The new information reporting requirement is an expansion of a law already in place. Businesses currently have to report to the IRS all payments of $600 or more to individuals for the performance of services on 1099 forms. This makes it harder for individuals to avoid paying taxes on income they earned from businesses that did not employ them full-time. The PPACA expanded this requirement to include all transactions with other businesses of more than $600, including those involving tangible goods.
This provision takes effect in 2012, and Congress estimates it will raise $17 billion over 10 years. It was one of 18 separate tax hikes that are part of the law that, combined, will increase taxes more than $500 billion over 10 years.

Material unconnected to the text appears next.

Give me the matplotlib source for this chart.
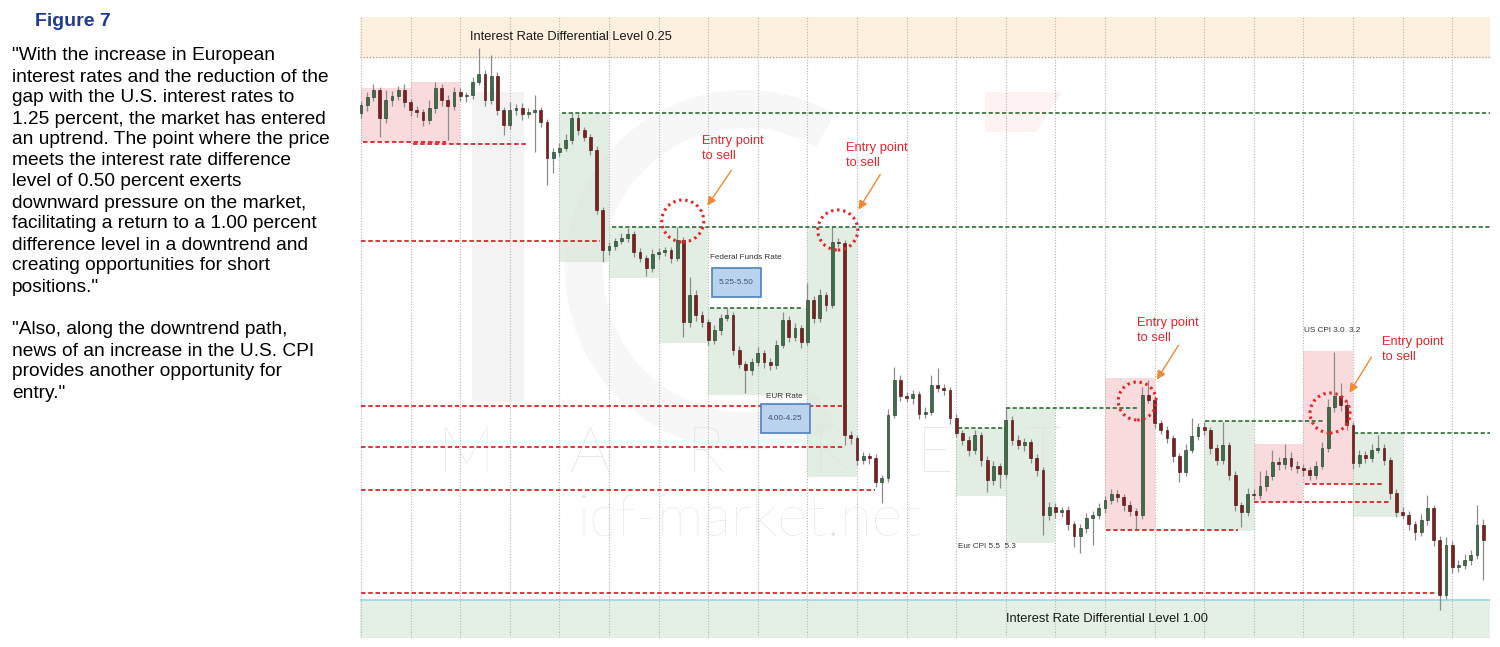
import numpy as np
import matplotlib.pyplot as plt
from matplotlib.patches import Rectangle, Ellipse, Wedge, Polygon
from matplotlib.transforms import Affine2D

plt.rcParams['font.family'] = ['Liberation Sans', 'DejaVu Sans']

## candle data (one bar per entry, open = previous close)
first_open = 1.0925
closes = [
    1.0933, 1.0941, 1.0948, 1.0920, 1.0938, 1.0942, 1.0948, 1.0936, 1.0928, 1.0926,
    1.0918, 1.0930, 1.0950, 1.0938, 1.0932, 1.0946, 1.0942, 1.0943, 1.0956, 1.0964,
    1.0938, 1.0962, 1.0928, 1.0913, 1.0928, 1.0930, 1.0924, 1.0926, 1.0928, 1.0916,
    1.0880, 1.0886, 1.0890, 1.0898, 1.0920, 1.0908, 1.0901, 1.0888, 1.0828, 1.0788,
    1.0792, 1.0797, 1.0800, 1.0804, 1.0786, 1.0780, 1.0770, 1.0784, 1.0786, 1.0788,
    1.0780, 1.0798, 1.0716, 1.0743, 1.0723, 1.0716, 1.0698, 1.0708, 1.0720, 1.0723,
    1.0688, 1.0674, 1.0668, 1.0676, 1.0685, 1.0676, 1.0673, 1.0693, 1.0718, 1.0701,
    1.0710, 1.0696, 1.0738, 1.0720, 1.0743, 1.0733, 1.0796, 1.0795, 1.0603, 1.0600,
    1.0578, 1.0582, 1.0580, 1.0556, 1.0560, 1.0623, 1.0658, 1.0642, 1.0640, 1.0644,
    1.0624, 1.0626, 1.0653, 1.0650, 1.0648, 1.0620, 1.0605, 1.0598, 1.0588, 1.0603,
    1.0578, 1.0558, 1.0572, 1.0564, 1.0618, 1.0598, 1.0593, 1.0596, 1.0580, 1.0568,
    1.0523, 1.0531, 1.0526, 1.0528, 1.0514, 1.0502, 1.0510, 1.0520, 1.0523, 1.0530,
    1.0538, 1.0544, 1.0541, 1.0533, 1.0527, 1.0523, 1.0643, 1.0638, 1.0615, 1.0608,
    1.0600, 1.0582, 1.0566, 1.0588, 1.0602, 1.0611, 1.0608, 1.0590, 1.0578, 1.0593,
    1.0563, 1.0533, 1.0526, 1.0544, 1.0543, 1.0552, 1.0562, 1.0576, 1.0574, 1.0580,
    1.0572, 1.0570, 1.0568, 1.0563, 1.0572, 1.0590, 1.0631, 1.0642, 1.0633, 1.0613,
    1.0575, 1.0583, 1.0580, 1.0588, 1.0590, 1.0578, 1.0545, 1.0526, 1.0523, 1.0514,
    1.0506, 1.0518, 1.0530, 1.0498, 1.0443, 1.0493, 1.0471, 1.0473, 1.0478, 1.0483,
    1.0513, 1.0498]
# wick lengths in pips above / below the body
wick_up = [
    4, 5, 6, 3, 10, 5, 4, 6, 3, 4,
    3, 8, 6, 4, 5, 5, 4, 3, 5, 26,
    4, 21, 4, 3, 8, 4, 5, 4, 15, 3,
    3, 4, 5, 6, 5, 4, 3, 3, 4, 3,
    4, 3, 5, 6, 3, 4, 3, 5, 4, 3,
    3, 13, 3, 18, 5, 4, 3, 5, 4, 7,
    3, 4, 3, 4, 6, 3, 4, 5, 8, 4,
    5, 3, 17, 4, 6, 3, 15, 4, 3, 4,
    3, 4, 3, 4, 3, 6, 13, 5, 4, 4,
    3, 5, 10, 17, 4, 3, 4, 3, 4, 5,
    3, 4, 5, 3, 12, 4, 5, 4, 3, 4,
    3, 5, 4, 3, 4, 3, 4, 5, 4, 5,
    4, 5, 4, 3, 4, 3, 8, 15, 4, 3,
    4, 3, 3, 6, 18, 4, 5, 3, 4, 23,
    3, 4, 3, 6, 5, 15, 6, 12, 5, 14,
    6, 5, 4, 3, 5, 6, 8, 44, 13, 4,
    3, 5, 4, 6, 13, 4, 3, 4, 5, 4,
    3, 6, 13, 3, 4, 8, 4, 5, 6, 5,
    20, 6]
wick_dn = [
    5, 6, 4, 19, 5, 6, 4, 5, 6, 5,
    6, 4, 5, 6, 34, 4, 5, 6, 4, 3,
    6, 4, 5, 10, 4, 5, 6, 4, 40, 5,
    27, 15, 4, 3, 4, 5, 4, 5, 4, 12,
    5, 4, 3, 4, 5, 4, 8, 4, 5, 4,
    5, 3, 15, 5, 6, 5, 5, 4, 5, 3,
    5, 4, 23, 5, 4, 6, 5, 4, 3, 5,
    4, 6, 3, 5, 4, 6, 3, 4, 10, 6,
    5, 4, 6, 5, 21, 4, 3, 5, 4, 6,
    5, 4, 3, 4, 5, 6, 4, 5, 6, 4,
    6, 12, 5, 14, 4, 5, 4, 6, 5, 6,
    20, 5, 6, 5, 6, 11, 17, 5, 27, 4,
    5, 4, 5, 6, 5, 15, 4, 3, 5, 4,
    5, 6, 10, 4, 3, 4, 5, 6, 5, 4,
    5, 6, 15, 4, 5, 4, 5, 4, 6, 5,
    4, 5, 6, 5, 4, 3, 4, 5, 6, 5,
    6, 4, 5, 4, 3, 5, 6, 5, 4, 6,
    8, 4, 5, 6, 15, 4, 6, 5, 4, 5,
    4, 40]
pip = 0.0001

## zones: (bar start, bar end, price low, price high)
pink_zones = [(0, 8, 1.0896, 1.0950), (8, 16, 1.0894, 1.0956),
              (120, 128, 1.0508, 1.0660), (144, 152, 1.0536, 1.0594),
              (152, 160, 1.0554, 1.0687)]
green_zones = [(32, 40, 1.0776, 1.0925), (40, 48, 1.0760, 1.0811),
               (48, 56, 1.0695, 1.0811), (56, 72, 1.0643, 1.0730),
               (72, 80, 1.0561, 1.0811), (96, 104, 1.0542, 1.0610),
               (104, 112, 1.0495, 1.0630), (136, 144, 1.0507, 1.0617),
               (160, 168, 1.0521, 1.0605)]

## support / resistance levels: (bar start, bar end, price)
red_levels = [(0.3, 13.7, 1.0896), (8.4, 27.0, 1.0894), (0, 38.5, 1.0797),
              (0, 77.6, 1.0632), (0, 78.0, 1.0591), (0, 82.9, 1.0548),
              (0, 173.2, 1.0445), (120.2, 141.5, 1.0508), (144, 166, 1.0536),
              (152.3, 164.8, 1.0554)]
green_levels = [(32.4, 182.2, 1.0925), (40.5, 182.2, 1.0811), (56.3, 71.1, 1.0730),
                (96.3, 104, 1.0610), (104, 125.2, 1.0630), (136.1, 155.5, 1.0617),
                (160.2, 182.2, 1.0605)]

## entry points: circle centre, radius (px), label spot, arrow tail / head
entry_x = [51.9, 76.9, 125.2, 156.3]
entry_y = [1.0817, 1.0808, 1.0637, 1.0625]
entry_r = [21, 20, 19, 20]
label_x = [55.0, 78.2, 125.2, 164.7]
label_y = [1.0903, 1.0896, 1.0721, 1.0702]
arrow_tail = [(60.0, 1.0870), (84.0, 1.0866), (132.1, 1.0695), (163.2, 1.0683)]
arrow_head = [(55.6, 1.0830), (80.0, 1.0826), (128.1, 1.0656), (159.2, 1.0643)]

band_top = (1.0981, 1.1021)
band_bottom = (1.0400, 1.0438)

intro = ['"With the increase in European',
         'interest rates and the reduction of the',
         'gap with the U.S. interest rates to',
         '1.25 percent, the market has entered',
         'an uptrend. The point where the price',
         'meets the interest rate difference',
         'level of 0.50 percent exerts',
         'downward pressure on the market,',
         'facilitating a return to a 1.00 percent',
         'difference level in a downtrend and',
         'creating opportunities for short',
         'positions."']
outro = ['"Also, along the downtrend path,',
         'news of an increase in the U.S. CPI',
         'provides another opportunity for',
         'entry."']

W, H = 1500, 647
fig = plt.figure(figsize=(W / 100, H / 100), dpi=100)
ax = fig.add_axes([360 / W, 9 / H, 1130 / W, 621 / H])
x0, x1 = -0.16, 182.1
y0, y1 = 1.0400, 1.1021
ax.set_xlim(x0, x1)
ax.set_ylim(y0, y1)
for s in ax.spines.values():
    s.set_visible(False)
ax.set_xticks([])
ax.set_yticks([])

# pixel helper for the faint watermark (top-left origin)
px = Affine2D().scale(1 / W, -1 / H).translate(0, 1) + fig.transFigure

## background bands
ax.axhspan(*band_top, color='#FDF0DF', zorder=0)
ax.axhspan(*band_bottom, color='#E4F0E6', zorder=0)
ax.axhline(band_top[0], color='#A0A0A0', lw=0.9, ls=(0, (1, 1.5)), zorder=2)
ax.axhline(band_bottom[1], color='#9EDCE0', lw=1.3, zorder=2)

for a, b, lo, hi in pink_zones:
    ax.add_patch(Rectangle((a, lo), b - a, hi - lo, color='#F9DADD', lw=0, zorder=1))
for a, b, lo, hi in green_zones:
    ax.add_patch(Rectangle((a, lo), b - a, hi - lo, color='#E2EEE3', lw=0, zorder=1))

## watermark
wm = '#D8D8D8'
ax.add_patch(Rectangle((472, 92), 52, 310, color=wm, alpha=0.3, lw=0, transform=px, zorder=1.5))
ax.add_patch(Wedge((745, 270), 180, 60, 300, width=38, color=wm, alpha=0.18, lw=0,
                   transform=px, zorder=1.5))
ax.add_patch(Polygon([(985, 92), (1062, 92), (1036, 132), (985, 132)], closed=True,
                     color='#F3B5B5', alpha=0.15, lw=0, transform=px, zorder=1.5))
for xm, ch in zip([466, 590, 705, 832, 935, 1042], 'MARKET'):
    ax.text(xm, 455, ch, transform=px, fontsize=46, color='#E2E2E2', ha='center',
            va='center', family=['Lato', 'DejaVu Sans'], fontweight='light', zorder=1.5)
ax.text(750, 520, 'icf-market.net', transform=px, fontsize=42, color='#E3E3E3',
        ha='center', va='center', family=['Lato', 'DejaVu Sans'], fontweight='light', zorder=1.5)

## vertical grid
for g in range(0, len(closes), 8):
    ax.axvline(g, color='#B5B5B5', lw=0.8, ls=(0, (1, 1.5)), zorder=2)

## levels
for a, b, p in red_levels:
    ax.plot([a, b], [p, p], color='#D12B2B', lw=1.3, ls=(0, (2.5, 1.5)), zorder=5)
for a, b, p in green_levels:
    ax.plot([a, b], [p, p], color='#2E6B35', lw=1.2, ls=(0, (2.5, 1.5)), zorder=5)

## candles
c = np.array(closes)
o = np.array([first_open] + closes[:-1])
idx = np.arange(len(c))
top = np.maximum(o, c)
bot = np.minimum(o, c)
hi = top + np.array(wick_up) * pip
lo = bot - np.array(wick_dn) * pip
body = np.maximum(top - bot, 0.00008)
up = c >= o
ax.vlines(idx, lo, hi, color='#8C8C8C', lw=0.9, zorder=3)
ax.bar(idx[up], body[up], bottom=bot[up], width=0.45, color='#3E6E47',
       edgecolor='#1C2E20', lw=0.4, zorder=4)
ax.bar(idx[~up], body[~up], bottom=bot[~up], width=0.45, color='#7E1E1E',
       edgecolor='#3E0C0C', lw=0.4, zorder=4)

## rate boxes and notes
small = dict(fontsize=5.9, color='#333333', va='center', ha='left', zorder=6)
ax.text(56.3, 1.0780, 'Federal Funds Rate', **small)
ax.add_patch(Rectangle((56.6, 1.0741), 7.9, 0.0029, facecolor='#B9D3EE',
                       edgecolor='#4F81BD', lw=1.2, zorder=6))
ax.text(60.55, 1.07555, '5.25-5.50', fontsize=5.9, color='#44546A', ha='center',
        va='center', zorder=7)
ax.text(65.3, 1.0641, 'EUR Rate', **small)
ax.add_patch(Rectangle((64.5, 1.0605), 7.9, 0.0029, facecolor='#B9D3EE',
                       edgecolor='#4F81BD', lw=1.2, zorder=6))
ax.text(68.45, 1.06195, '4.00-4.25', fontsize=5.9, color='#44546A', ha='center',
        va='center', zorder=7)
ax.text(96.3, 1.0491, 'Eur CPI 5.5  5.3', **small)
ax.text(152.1, 1.0707, 'US CPI 3.0  3.2', **small)
ax.text(17.6, 1.1001, 'Interest Rate Differential Level 0.25', fontsize=9.3,
        color='#1A1A1A', va='center', zorder=6)
ax.text(104.0, 1.0419, 'Interest Rate Differential Level 1.00', fontsize=9.3,
        color='#1A1A1A', va='center', zorder=6)

## entry points
ax_w = fig.get_size_inches()[0] * fig.dpi * ax.get_position().width
ax_h = fig.get_size_inches()[1] * fig.dpi * ax.get_position().height
bar_px = ax_w / (x1 - x0)
price_px = ax_h / (y1 - y0)
for i in range(len(entry_x)):
    ax.add_patch(Ellipse((entry_x[i], entry_y[i]), 2 * entry_r[i] / bar_px,
                         2 * entry_r[i] / price_px, fill=False, edgecolor='#E3262A',
                         lw=2.2, ls=(0, (0.8, 1.2)), zorder=8))
    ax.text(label_x[i], label_y[i], 'Entry point\nto sell', fontsize=9.3,
            color='#E3262A', va='top', ha='left', linespacing=1.3, zorder=8)
    ax.annotate('', xy=arrow_head[i], xytext=arrow_tail[i],
                arrowprops=dict(arrowstyle='-|>', color='#EE8A35', lw=1.0,
                                mutation_scale=13), zorder=8)

## left-hand commentary
fig.text(35 / W, 1 - 22 / H, 'Figure 7', fontsize=14, fontweight='bold',
         color='#1F3A8F', va='center', ha='left')
for k, line in enumerate(intro):
    fig.text(12 / W, 1 - (56 + 21 * k) / H, line, fontsize=13.8, va='center', ha='left')
for k, line in enumerate(outro):
    fig.text(12 / W, 1 - (330 + 21 * k) / H, line, fontsize=13.8, va='center', ha='left')

plt.savefig('out.png', dpi=100)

Few observers recognized the trouble the 1099 reporting requirement would cause businesses at the time Congress passed the PPACA. Other taxes hikes in the PPACA—such as the new excise tax on high cost “Cadillac” health insurance plans, higher payroll taxes, and a new tax on investment—garnered more attention in the debate leading up to congressional passage because they will raise considerably more revenue.[1] But the bureaucratic burden the 1099 reporting requirement will put on businesses will be immense.
This part of the legislation was up for repeal earlier this week - heck, now that President Obama is aware of it, he's against it, too - but it the move to do so was voted down in the Senate because neither the Democrats nor the Republicans liked the other side's proposal.
So it's still in place. A ticking time bomb of government over-reach. Think it won't affect you? Think again when your employer weighs the cost of complying with this provision, as well as upgrading your health care, against giving you a raise or even keeping you on as a loyal, productive employee.